You’ve supported many Native storytellers through your work as an educator, filmmaker, and festival curator. What advice would you offer students in film school, especially Indigenous students, who are learning the craft, finding their storytelling style, and looking to build a path in film?
I would say to learn everything and take from it what suits you, your community and your practice. Learn the basics of editing and cinematography even if you know you want to be a producer, because it will help you communicate with your team. Same goes for any other role.
Watch EVERYTHING! Build a strong foundation of film history so you understand references, homages, and how this art form has grown. Diversify your genres – you might watch a horror film that incorporates a visual strategy that you in turn want to utilize in a documentary.
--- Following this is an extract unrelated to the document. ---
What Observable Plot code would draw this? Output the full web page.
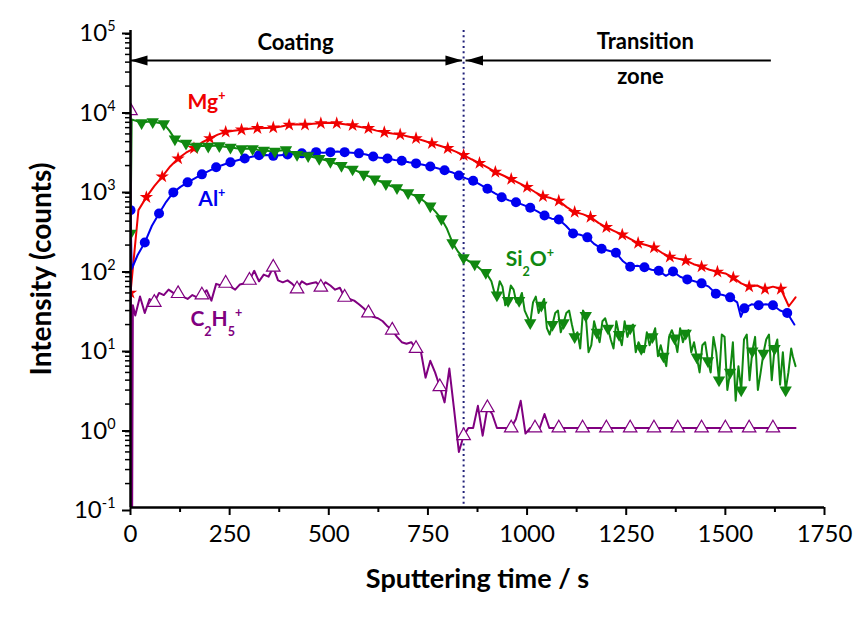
<!DOCTYPE html>
<html><head><meta charset="utf-8">
<script src="https://cdn.jsdelivr.net/npm/d3@7"></script>
<script src="https://cdn.jsdelivr.net/npm/@observablehq/plot@0.6"></script>
<style>html,body{margin:0;padding:0;background:#fff}#chart{width:862px;height:617px}</style>
</head><body><div id="chart"></div>
<script>
// ---------- data: [sputtering time (s), intensity (counts)] ----------
const mg = [[0,50],[20,550],[40,800],[60,1100],[80,1450],[100,1950],[120,2450],[140,2900],[160,3300],[180,3900],[200,4400],
[220,4900],[240,5300],[260,5500],[280,5650],[300,5800],[320,5900],[340,5950],[360,6000],[380,6200],[400,6500],
[420,6600],[440,6500],[460,6700],[480,6800],[500,6900],[520,6800],[540,6600],[560,6400],[580,6100],[600,5900],
[620,5500],[640,5250],[660,5050],[680,4900],[700,4650],[720,4400],[740,4100],[760,3800],[780,3550],[800,3300],
[820,3000],[840,2700],[860,2400],[880,2150],[900,1900],[920,1660],[940,1500],[960,1350],[980,1200],[1000,1070],
[1020,930],[1040,820],[1060,780],[1080,720],[1100,600],[1120,520],[1140,490],[1160,450],[1180,380],[1200,335],
[1220,300],[1240,270],[1260,240],[1280,212],[1300,200],[1320,186],[1340,160],[1360,142],[1380,135],[1400,128],
[1420,115],[1440,107],[1460,98],[1480,92],[1500,88],[1520,78],[1540,66],[1560,60],[1580,62],[1600,56],
[1620,60],[1640,56],[1660,34],[1677,44]];

const al = [[0,550],[3,100],[18,150],[36,215],[54,350],[72,500],[90,700],[108,920],[126,1080],[144,1230],[162,1380],[180,1550],
[198,1720],[216,1900],[234,2050],[252,2200],[270,2330],[288,2450],[306,2580],[324,2700],[342,2720],[360,2650],[378,2700],
[396,2750],[414,2800],[432,2850],[450,2900],[468,2950],[486,2900],[504,2950],[522,3000],[540,2950],[558,2900],[576,2850],
[594,2750],[612,2600],[630,2500],[648,2450],[666,2350],[684,2300],[702,2200],[720,2130],[738,2050],[756,1950],[774,1850],
[792,1750],[810,1650],[828,1500],[846,1380],[864,1290],[882,1150],[900,1020],[918,900],[936,800],[954,730],[972,690],
[990,640],[1008,590],[1026,530],[1044,470],[1062,430],[1080,420],[1098,350],[1116,280],[1134,270],[1152,250],[1170,205],
[1188,180],[1206,170],[1224,160],[1242,125],[1260,107],[1278,110],[1296,105],[1314,98],[1332,95],[1350,82],[1368,93],
[1386,80],[1404,74],[1422,70],[1440,66],[1458,60],[1476,49],[1494,47],[1512,44],[1530,38],[1539,25],[1548,32],[1566,36],
[1584,35],[1602,36],[1620,35],[1638,30],[1656,28],[1674,20]];

const si2o = [[0,280],[3,7600],[14,7300],[28,6900],[42,7100],[56,7100],[70,6900],[84,6700],[98,5500],[112,4300],[126,4000],
[140,3800],[154,3650],[168,3500],[182,3550],[196,3500],[210,3550],[224,3550],[238,3450],[252,3400],[266,3300],[280,3250],
[294,3250],[308,3250],[322,3150],[336,3100],[350,3050],[364,3020],[378,3100],[392,3150],[406,2950],[420,2750],[434,2700],
[448,2650],[462,2550],[476,2450],[490,2350],[504,2250],[518,2100],[532,2000],[546,1900],[560,1800],[574,1680],[588,1550],
[602,1450],[616,1350],[630,1260],[644,1175],[658,1100],[672,1050],[686,980],[700,910],[714,850],[728,790],[742,700],
[756,620],[770,520],[784,427],[798,320],[812,214],[826,165],[840,138],[854,125],[868,115],[882,100],
[896,90],[903,80],[910,70],[917,52],[924,47],[931,70],[938,60],[945,35],[952,40],[959,62],[966,55],[973,38],[980,40],
[987,50],[994,30],[1001,25],[1008,21],[1015,38],[1022,45],[1029,28],[1036,35],[1043,42],[1050,18],[1057,15],[1064,20],
[1071,28],[1078,30],[1085,16],[1092,21],[1099,28],[1106,30],[1113,20],[1120,14],[1127,16],[1134,10],[1141,30],[1148,26],
[1155,9],[1162,11],[1169,22],[1176,16],[1183,12],[1190,22],[1197,24],[1204,18],[1211,13],[1218,10],[1225,22],[1232,15],
[1239,11],[1246,22],[1253,14],[1260,18],[1267,20],[1274,9],[1281,12],[1288,10],[1295,9],[1302,16],[1309,11],[1316,14],
[1323,18],[1330,8],[1337,11],[1344,8],[1351,6],[1358,14],[1365,17],[1372,13.5],[1379,9],[1386,18],[1393,12],[1400,15.5],
[1407,17],[1414,9],[1421,12],[1428,7.8],[1435,5],[1442,11],[1449,12],[1456,7],[1463,5],[1470,14],[1477,9],[1484,4],
[1491,15],[1498,14],[1505,3],[1512,5],[1519,12],[1526,2.2],[1533,6],[1540,3],[1547,13],[1554,15],[1561,4],[1568,9.3],
[1575,14],[1582,3],[1589,5],[1596,8.7],[1603,13],[1610,15],[1617,4],[1624,10],[1631,13],[1638,3.5],[1645,9],[1652,3],
[1659,5],[1666,10],[1670,8],[1677,6]];

const c2h5 = [[0,9800],[2,0.05],[4,0.05],[6,35],[12,26],[24,45],[36,28],[48,42],[60,38],[72,50],[84,47],[96,55],[108,50],
[120,49],[132,45],[144,42],[156,47],[168,44],[180,47],[192,54],[204,40],[216,65],[228,62],[240,66],[252,60],[264,55],
[276,64],[288,66],[300,72],[312,95],[324,70],[336,85],[348,80],[360,105],[372,72],[384,68],[396,72],[408,65],[420,56],
[432,70],[444,64],[456,66],[468,68],[480,59],[492,68],[504,62],[516,55],[528,58],[540,44],[552,42],[564,40],[576,36],
[588,32],[600,28],[612,25],[624,24],[636,22],[648,19],[660,17],[672,14],[684,12],[696,11.5],[708,12],[720,10],
[732,9.3],[744,4.3],[756,7],[768,5],[780,3.3],[792,2.1],[804,5.6],[816,1.7],[828,0.5],[840,0.8],[852,1],[864,1],
[876,1.9],[888,0.8],[900,1.8],[912,1.5],[924,1],[936,1],[948,1],[960,1],[972,1.3],[984,2.2],[996,0.85],[1008,1],
[1020,1],[1032,1],[1044,1.5],[1056,1],[1068,1],[1080,1],[1140,1],[1200,1],[1260,1],[1320,1],[1380,1],[1440,1],
[1500,1],[1560,1],[1620,1],[1677,1]];

const xTicks = [0, 250, 500, 750, 1000, 1250, 1500, 1750];
const xMinorTicks = [125, 375, 625, 875, 1125, 1375, 1625];
const yTicks = [0.1, 1, 10, 100, 1000, 10000, 100000];
const yTickLabels = ["10^{-1}", "10^{0}", "10^{1}", "10^{2}", "10^{3}", "10^{4}", "10^{5}"];
const yMinorTicks = yTicks.slice(0, -1).flatMap(d => [2,3,4,5,6,7,8,9].map(k => k * d));

const seriesLabels = [
  {label: "Mg^{+}", t: 144, v: 12600, color: "#f00000"},
  {label: "Al^{+}", t: 171, v: 757, color: "#0000f0"},
  {label: "Si_{2}O^{+}", t: 946, v: 133, color: "#108810"},
  {label: "C_{2}H_{5}^{+}", t: 151, v: 23.4, color: "#800080"}
];
const zoneTexts = [
  {text: "Coating", t: 416, v: 69500},
  {text: "Transition", t: 1298, v: 71400},
  {text: "zone", t: 1286, v: 25900}
];
const boundary = 840;          // coating / transition boundary (s)
const arrowLevel = 42000;       // level of the zone arrows
const coatingArrow = {from: 0, to: 837};
const transitionArrow = {from: 846, to: 1616};

// ---------- build ----------
const rows = a => a.map(([t, v]) => ({t, v}));
const mgR = rows(mg), alR = rows(al), siR = rows(si2o), cR = rows(c2h5);
const colors = {mg: "#f00000", al: "#0000f0", si: "#108810", c: "#800080"};

const headLeft = {draw(ctx) { ctx.moveTo(0, 0); ctx.lineTo(17, -5); ctx.lineTo(17, 5); ctx.closePath(); }};
const headRight = {draw(ctx) { ctx.moveTo(0, 0); ctx.lineTo(-17, -5); ctx.lineTo(-17, 5); ctx.closePath(); }};

const chart = Plot.plot({
  width: 862, height: 617,
  marginLeft: 130, marginRight: 38, marginTop: 30, marginBottom: 110,
  style: {fontFamily: "Lato, 'Open Sans', sans-serif", background: "white", color: "black", overflow: "visible"},
  x: {domain: [0, 1750]},
  y: {type: "log", domain: [0.1, 100000]},
  marks: [
    Plot.axisX(xTicks, {tickSize: 8, strokeWidth: 2, fontSize: 24, tickPadding: 9, tickFormat: d => String(d), label: null}),
    Plot.axisX(xMinorTicks, {tickSize: 5, strokeWidth: 2, tickFormat: () => "", label: null}),
    Plot.axisY(yTicks, {tickSize: 8, strokeWidth: 2, fontSize: 24, tickPadding: 7, dy: 3, tickFormat: d => yTickLabels[yTicks.indexOf(d)], label: null}),
    Plot.axisY(yMinorTicks, {tickSize: 5, strokeWidth: 1.5, tickFormat: () => "", label: null}),
    Plot.ruleX([boundary], {stroke: "#22227a", strokeWidth: 2, strokeDasharray: "2,3.3"}),
    Plot.line(mgR, {x: "t", y: "v", stroke: colors.mg, strokeWidth: 2, clip: true}),
    Plot.dot(mgR.filter(d => d.t % 40 === 0), {x: "t", y: "v", symbol: "star", r: 4.2, fill: colors.mg, clip: true}),
    Plot.line(alR, {x: "t", y: "v", stroke: colors.al, strokeWidth: 2, clip: true}),
    Plot.dot(alR.filter(d => d.t % 36 === 0), {x: "t", y: "v", symbol: "circle", r: 5, fill: colors.al, clip: true}),
    Plot.line(siR, {x: "t", y: "v", stroke: colors.si, strokeWidth: 2, clip: true}),
    Plot.dot(siR.filter(d => d.t % 28 === 0), {x: "t", y: "v", symbol: "triangle", rotate: 180, r: 4.6, fill: colors.si, clip: true}),
    Plot.line(cR, {x: "t", y: "v", stroke: colors.c, strokeWidth: 2, clip: true}),
    Plot.dot(cR.filter(d => d.t % 60 === 0), {x: "t", y: "v", symbol: "triangle", r: 5, fill: "white", stroke: colors.c, strokeWidth: 1.2, clip: true}),
    Plot.ruleX([0], {stroke: "black", strokeWidth: 2.5}),
    Plot.ruleY([0.1], {stroke: "black", strokeWidth: 2.5}),
    Plot.ruleY([arrowLevel], {x1: coatingArrow.from, x2: coatingArrow.to, stroke: "black", strokeWidth: 2}),
    Plot.ruleY([arrowLevel], {x1: transitionArrow.from, x2: transitionArrow.to, stroke: "black", strokeWidth: 2}),
    Plot.dot([coatingArrow.from, transitionArrow.from], {x: d => d, y: () => arrowLevel, symbol: headLeft, fill: "black", stroke: "none"}),
    Plot.dot([coatingArrow.to], {x: d => d, y: () => arrowLevel, symbol: headRight, fill: "black", stroke: "none"}),
    Plot.text(zoneTexts, {x: "t", y: "v", text: "text", fontSize: 22, fontWeight: "bold", fill: "black"}),
    ...seriesLabels.map(s => Plot.text([s], {x: "t", y: "v", text: "label", textAnchor: "start", fontSize: 21, fontWeight: "bold", fill: s.color})),
    Plot.text(["Sputtering time / s"], {frameAnchor: "bottom", lineAnchor: "bottom", dy: 80, fontSize: 27, fontWeight: "bold", fill: "black"}),
    Plot.text(["Intensity (counts)"], {frameAnchor: "left", textAnchor: "middle", dx: -88, rotate: -90, fontSize: 28, fontWeight: "bold", fill: "black"})
  ]
});
document.getElementById("chart").appendChild(chart);

// rich text: ^{sup} and _{sub}
const NS = "http://www.w3.org/2000/svg";
chart.querySelectorAll("text").forEach(el => {
  const s = el.textContent;
  if (!/[\^_]\{/.test(s)) return;
  const fs = parseFloat(getComputedStyle(el).fontSize) || 20;
  while (el.firstChild) el.removeChild(el.firstChild);
  const re = /([\^_])\{([^}]*)\}|([^\^_]+)/g;
  let shift = 0, m;
  while ((m = re.exec(s))) {
    const ts = document.createElementNS(NS, "tspan");
    let target = 0;
    if (m[1] === "^") { target = -0.42 * fs; ts.setAttribute("font-size", (0.6 * fs).toFixed(1)); ts.textContent = m[2]; }
    else if (m[1] === "_") { target = 0.5 * fs; ts.setAttribute("font-size", (0.6 * fs).toFixed(1)); ts.textContent = m[2]; }
    else { ts.textContent = m[3]; }
    const dy = target - shift;
    if (dy) ts.setAttribute("dy", dy.toFixed(1));
    shift = target;
    el.appendChild(ts);
  }
});
</script></body></html>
I would also suggest focusing on how you want to change and build this industry and this art form. While this can be an ego-driven industry, it’s dependent on community, and individual success is determined by the success of our teams. Treat other people well, treat everyone with respect and give credit where credit is due. I also always suggest approaching each project with an ethical strategy – considering how do you want to work with your crew? How do you want to work with your actors or protagonists? What kind of care do you need to provide? How do you reject extractive filmmaking or harmful practices? Are you the best person to be telling this story, or are you potentially silencing someone else’s voice or taking away an opportunity from someone within the community you’re telling the story about? Really think about your approach to HOW you work, rather than simply the end product. And always practice gratitude. Your film and your work will reflect the care you put into it and how you treat your collaborators.
And finally, a question we love to ask our alumni: who at TFTV inspired you and how did your experience at the school shape your path as a filmmaker?
When I was at U of A, I had the opportunity to focus on production as much as studying theory and aesthetics of filmmaking, which provided me with a strong understanding of the field, the history of the craft, and of media literacy.
I took some incredible courses that have impacted me to this day: Experimental Filmmaking with Nicole Koschmann, and History of Documentary with Beverly Seckinger. In fact, it was an assignment in Professor Seckinger’s class that influenced my career the most. She assigned a “documentary subgenres” project, in which I chose to research environmental documentaries. I remember watching Blue Vinyl, Koyaanisqatsi, The Gleaners and I and An Inconvenient Truth in that class, as well as a documentary about the artist Andy Goldsworthy. I was captivated by these stories that intertwined land stewardship, explorations of earth-first narratives, and interrogations of the environmental effects of capitalism. I fell in love with Agnes Varda and deepened my appreciation for avant-garde narrative techniques. After graduation, I pursued an MFA in Montana State University’s Science and Natural History Filmmaking program and have been working in environmental and culturally based media narratives in film and television ever since.
I’m incredibly grateful for the well-rounded film and television education I received at the U of A and am excited to be back this fall screening my film in Tucson!